La leadership in un’area metropolitana la fanno le classi dirigenti e il capitale umano, ossia competenze ed energie, che oggi non può più essere dato per scontato. Essere, almeno con Bologna, l’unico magnete attrattivo per i talenti in Italia non basta più, sia perché nel frattempo la concorrenza interna è ulteriormente diminuita, sia soprattutto se, per ogni talento attratto, ce ne sono due che vanno all’estero, dove il rapporto qualità-prezzo della vita è incomparabilmente migliore. Occorre tornare a investire sull’attrazione di persona, invertendo l’attuale logica di rendita.
Investire per offrire cosa? Qui bisogna essere realisti. Milano non è un set di Don Matteo, con le casine di mattoni e le persone che si salutano coi cesti della spesa, è una città che ha sempre prodotto, è sempre stata attraversata, ha sempre intrattenuto un rapporto col mondo, ha sempre creato. A chi ha l’onore di governare il compito di farlo in modo più sostenibile ma, lo dico da ciclista, la guerra ideologica per rallentare la città è perdente perché ne smonta l’identità e senza identità una città non è più nulla.
Poi, lo si è detto allo sfinimento, tutto questo vasto programma non è, né può essere, circoscritto ai microbici confini della città, con i paradossi per i quali uno stadio edificato a San Donato (stendiamo un velo su San Siro…) non va bene perché “fuori Milano”. I Milanoseri sanno che una Milano seria va come minimo da Novara a Bergamo, meglio da Torino a Venezia. Sotto questa taglia, parliamo di paesotti e perdiamo tutti.

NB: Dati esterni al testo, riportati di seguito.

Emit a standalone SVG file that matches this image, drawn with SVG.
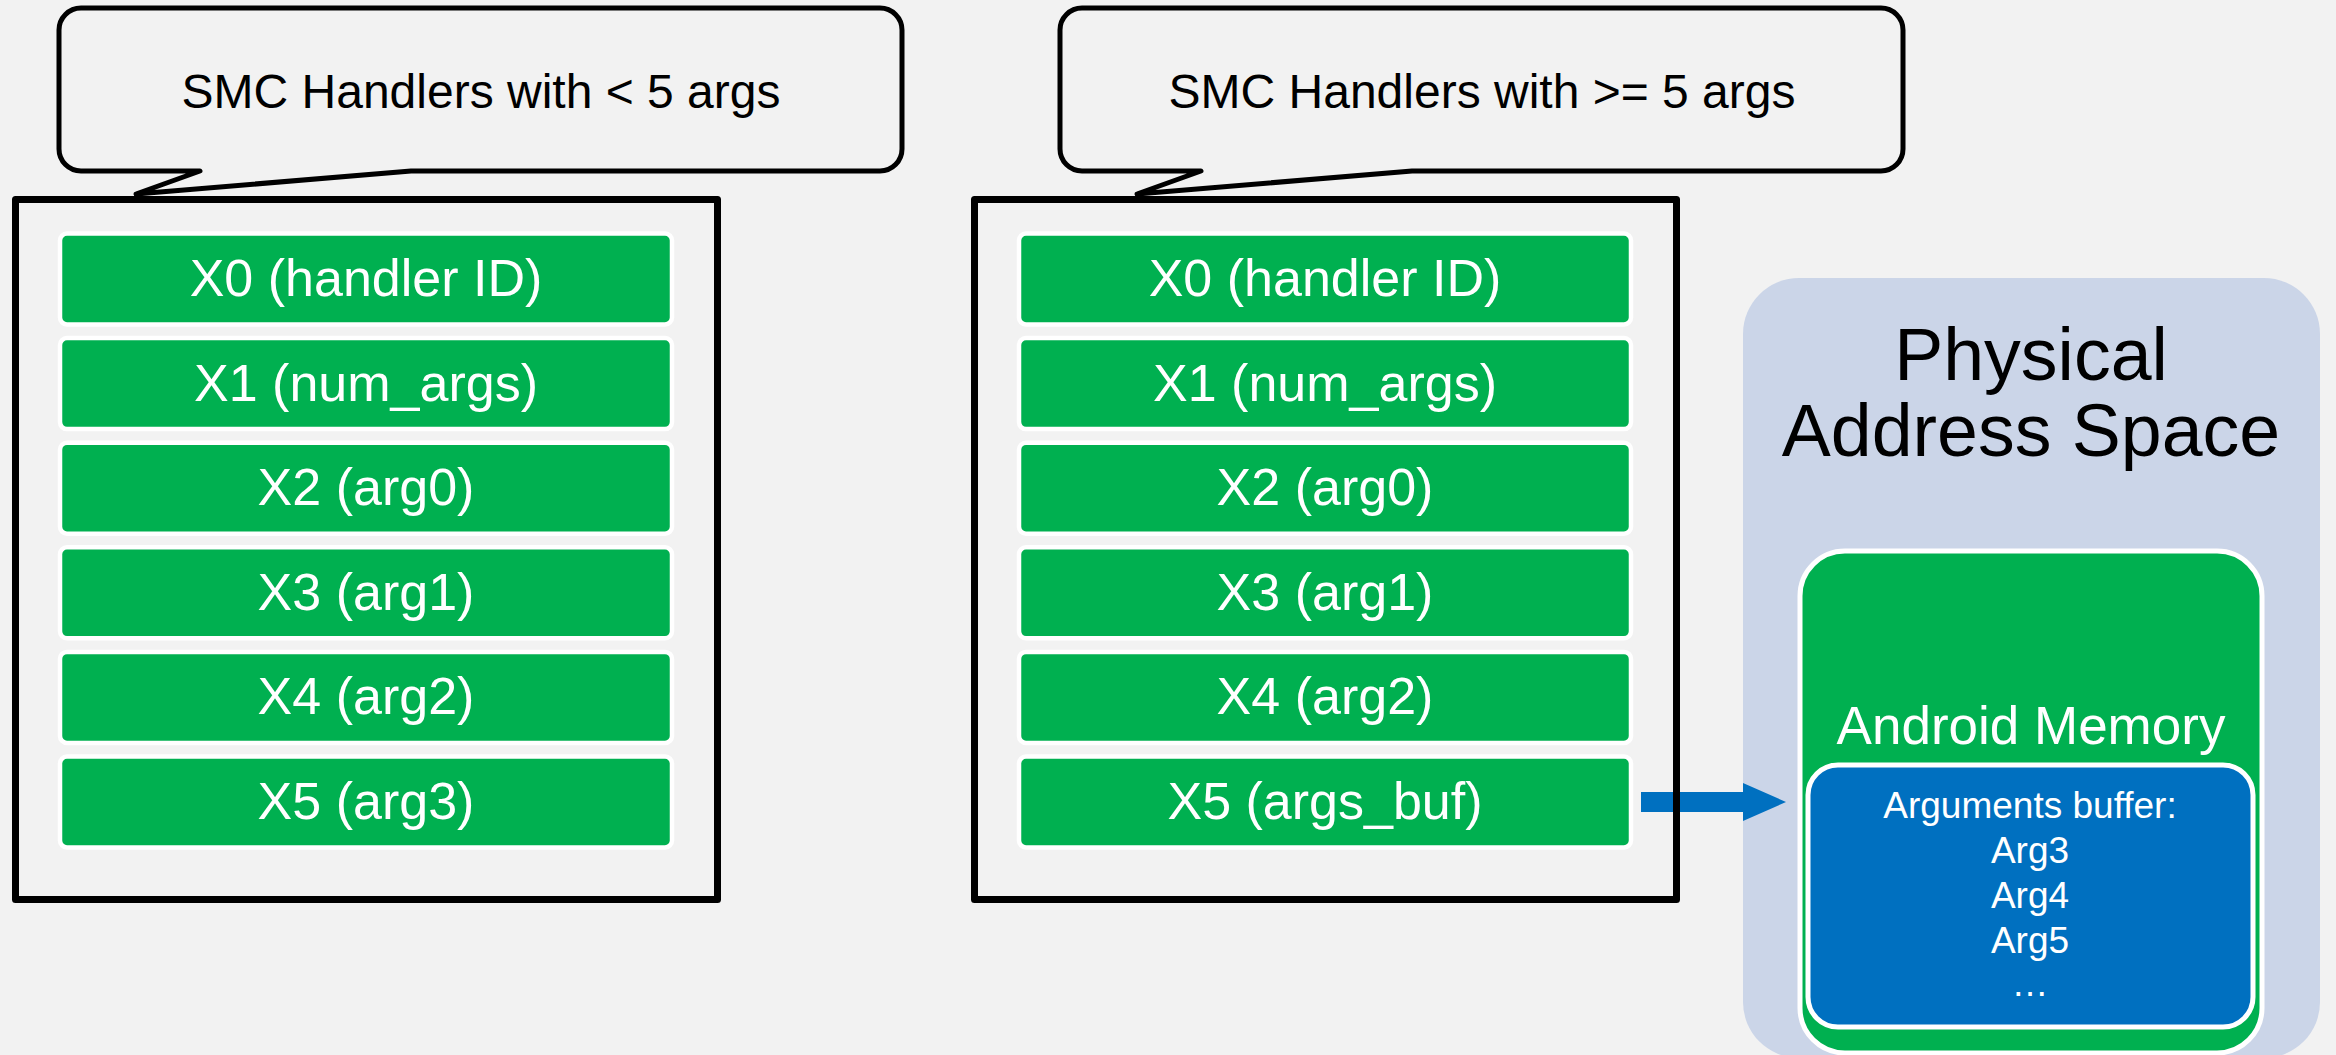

Per governare questa marea di terra, persone, fabbriche ci vogliono testa, cuore e coraggio, che oggi sono spariti, sostituiti da un’amorevole accompagnamento al Mercato. Le anticipazioni, ovviamente assai premature, delle candidature, piene di nostalgie anni ’90, inducono solo a sperare che sia pretattica, in attesa dei nomi veri, anche se non c’è la sensazione del fuoriclasse in panchina.
Noi che vorremmo essere solo Milanoseri però lo aspettiamo: lui, lei o meglio qualche novità, vigili e fiduciosi.